Вероятно, людей не требовалось изображать, поскольку их присутствие подразумевалось: человек был живым элементом пещерной живописи и участником действа, разыгрывавшегося под сводами. Этот спектакль-обряд, в котором все были одновременно и актерами и зрителями, совмещал в себе еще не разделившиеся жанры искусства: живопись-скульптуру, танец и, возможно, ритмичное звукообразование (известны палеолитические музыкальные инструменты, в том числе флейты, сделанные из костей птиц, мамонта, пещерного медведя). Сложные музыкально-танцевальные действа вокруг наскальных гравировок (правда, на открытом пространстве) еще можно увидеть на юге Африки, как часть ритуалов народа сан (бушменов). Причем важная роль в них отводится не только ритмичным хлопкам, притоптываниям или встряхиваниям трещоток, но и эху, многократно отраженному от скальных навесов и своего рода акустических ловушек из вертикально поставленных каменных плит. Ведь эхо – это голос предков.

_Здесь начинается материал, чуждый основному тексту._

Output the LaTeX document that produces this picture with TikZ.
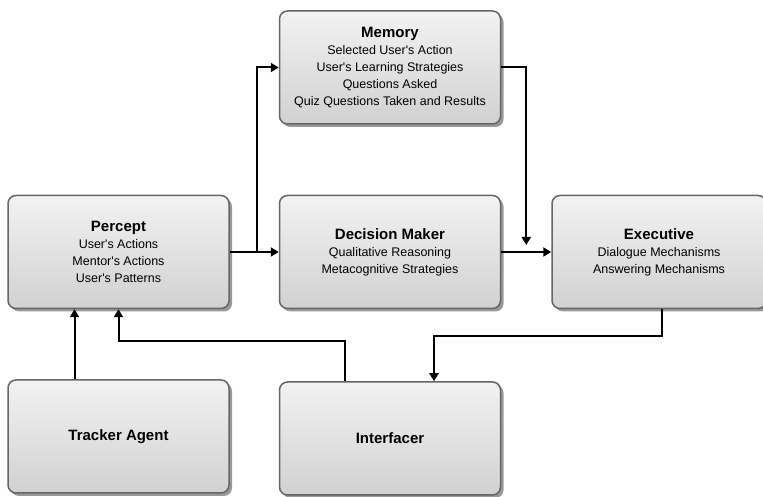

Следы первобытной нераздельности жанров сохранялись в Древней Греции. Сами названия жанров намекают на их истоки: например, «лирический стих» на греческом означает буквально «хождение рядами под звуки лиры»; «трагедия» – песнь, восхваляющая жертвоприношение козла; «комедия» – шумное шествие с музыкой, пением и плясками; «гимн» – обнажение. Эти названия подсказывают, чем были искусства в понимании людей Античности – сиюминутным танцем, песнопением или ритмизованным рассказом на определенную тему; вся поэзия поется или пляшется. Незаурядный филолог Ольга Михайловна Фрейденберг считала, что именно обряды породили все жанры искусства. Почему бы нет? Вероятно, они же породили и науку.
Соучастие, сотворчество – это игра, в которую талантливый художник способен вовлечь зрителя. Ибо «человеческая культура возникает и разворачивается в игре, как игра» – к такому выводу пришел выдающийся философ XX в. Йохан Хёйзинга. Его книга «Homo ludens» ( лат. – человек играющий) вышла в 1938 г., накануне Второй мировой войны. А ранее, незадолго до Первой мировой, в 1912-м, в работе «Театр как таковой» режиссер Николай Евреинов писал почти теми же словами: «…из рождения ребенка, из его обучения, из охоты, свадьбы, войны, из суда и наказания, религиозного обряда, наконец, из похорон – почти из всего первобытный человек, так же как и человек позднейшей культуры, устраивает представление чисто театрального характера» [2] Цит. по: Евреинов Н. Н. Театр как таковой. – Одесса: Студия «Негоциант», 2003.
.
Так что за искусство театра мы должны быть благодарны троглодитам. И отдельно им спасибо от палеонтологов – за детальные портреты зверей ледникового периода. Благодаря этим рисункам мы знаем, что у мамонта был горб, пещерные львы не носили гривы, а лошади были полосатыми, словно зебры, и множество других верно подмеченных деталей, которые служат основой для научных реконструкций (рис. 1.2).
Глава 2
Первые палеонтологи
Среди троглодитов уже встречались палеонтологи. Таковыми их можно считать вовсе не потому, что они рисовали ныне вымерших зверей, и современные ученые охотно пользуются их подсказками, реконструируя прошлое. Древние люди собирали настоящие окаменелости. Кстати, не исключено, что и зарисовывали их. В Намибии, например, там, где распространены эдиакарские ископаемые, встречаются наскальные гравировки, очень похожие на эрниетту ( Ernietta ) и птеридиниума ( Pteridinium ). Предположительно, они высечены художниками в VII–IV тыс. до н. э. (рис. 2.1).
Почти в любом захоронении или на древней стоянке при раскопках находят раковины аммонитов и двустворок, серпулид (живущих в известковых трубочках кольчатых червей) и скафопод (лопатоногих моллюсков), панцири морских ежей. Все это попалось археологам среди палеолитического инвентаря таких знаменитых памятников, как Костёнки, Заозёрье, Сунгирь (Россия) и Дольни-Весьтонице (Чехия). Например, только в Сунгире – знаменитом поселении под Владимиром, которому около 30 000 лет, собрано более 200 кусочков раковин древних устриц (целые тоже есть), в основном рода грифея. Одна из раковин была положена в то самое парное захоронение, где, как считалось, лежат мальчик и девочка, а генетический анализ выявил, что «мальчик и мальчик». Глубокие раковины вполне могли служить черпаками. Или то были погребальные чаши? Другие – в виде осколков с проделанными в них отверстиями, – наверное, использовали как подвески или бусины. Такие делают и сейчас (рис. 2.2.).